04 May 2007

Choices Choices Choices

I am trying to decide on a book to teach in my English II course, and it has been difficult. With the world of books open to me, choosing just one is like deciding between organs: Would I prefer the nice doctor take my heart or my lungs? After much thought - difficulty of text, ability of text to teach cultural diversity, length of text, etc. - I have narrowed the world down to two books I feel are both good choices.

Their Eyes Were Watching God by Zora Neale Hurston
Set in post-Civil War America, Their Eyes Were Watching God tells the story of Janie Crawford, an African-American woman who left her first husband to follow husband number 2 to Eaton, Florida, the first all-black town. She eventually marries husband number 3. While the story is focused on Janie, it also is the story of a black community, of black tradition and life. Hurston wrote at the height of the Harlem Renaissance in the 1930s, and at the time, the book was highly criticized for her use of dialect and for not writing an enraged look at black experience in a white world.

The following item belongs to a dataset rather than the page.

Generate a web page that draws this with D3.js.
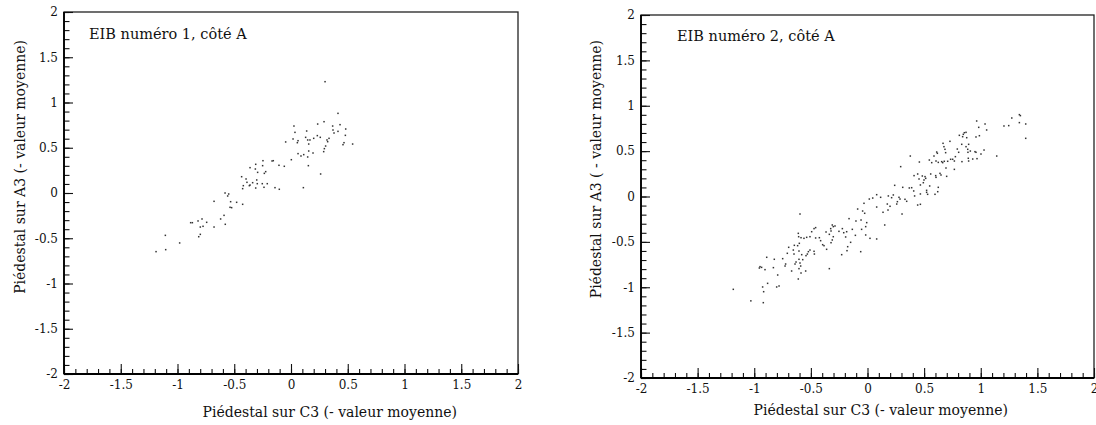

Memoirs of a Geisha by Arthur Golden
In Memoirs of a Geisha, an orphaned girl, Sayuri, who through long, hard training in the arts of music, dance, make-up, clothing, conversation, and seduction eventually sells her virginity for a record price and then becomes the mistress of a wealthy man. The story reveals the choices a woman must make in patriarchal societies about her body and her livelihood when the choices are direct prostitution or subtle seduction and manipulation. Golden wrote the novel after extensive study into and training within the geisha culture and he received much of his information from a real life geisha named Mineko Iwasaki.

So, which book do you think is most beneficial for students to read? Post Civil War America or Japan? African-American culture or Japanese culture?

2 comments:

  1. Oh sh@*, that's a tough one. Good choices. I watched both movies...very powerful. Why can't you choose both and alternate semesters? Have your cake and eat it too!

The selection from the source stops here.